According to some reports, however, there are signs that Chinese steel prices may at last be easing). According to a recent report from Marsoft, Chinese steel production rose by “an astonishing 31% annual pace in February [while] Chinese iron ore imports also went through the roof, totaling 18.7 m tons. This is far and away the highest monthly import total ever recorded by a single country”, Marsoft says, “and equates to an annualized pace of 224 m tons.” Any easing in steel costs that may result from higher Chinese production, however, will take some time to filter through and, in any case, steel buyers are unlikely to have forgotten significant losses which many incurred when steel prices started to spiral so rapidly. Builders and repairers are unlikely to fall over themselves to reduce steel prices, if raw steel costs do start falling.

Meanwhile this week has seen the latest spat in the increasingly belligerent arguments over whether double hulls are a sensible development for bulk carriers of more than 150 m built after 2007. As we went to press, discussions were under way at IMO’s Maritime Safety Committee in London, with the Greeks on one hand adopting an anti- approach and accusing some studies into the issue of not taking into account recent measures adopted by unified requirements by class to make bulk carriers safer.

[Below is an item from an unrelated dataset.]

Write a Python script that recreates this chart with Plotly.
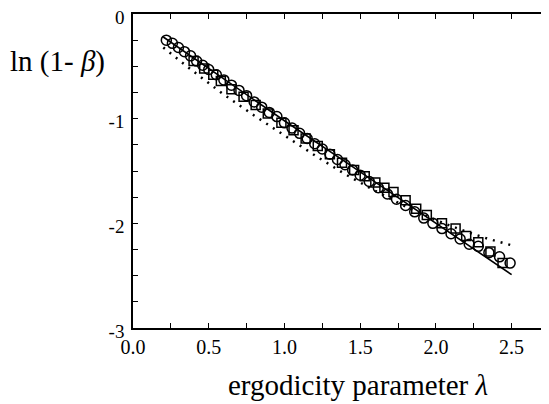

Certainly some class society sources, who will not go on the record, now believe that the whole issue has become deeply politicised to the point where the opinions of ship designers and any conclusions drawn by Formal Safety Assessments have almost no bearing. If the world’s public believes that two hulls are safer than one – as might appear to make sense to Joe Bloggs – maritime authorities have to take that into account, one source said wryly.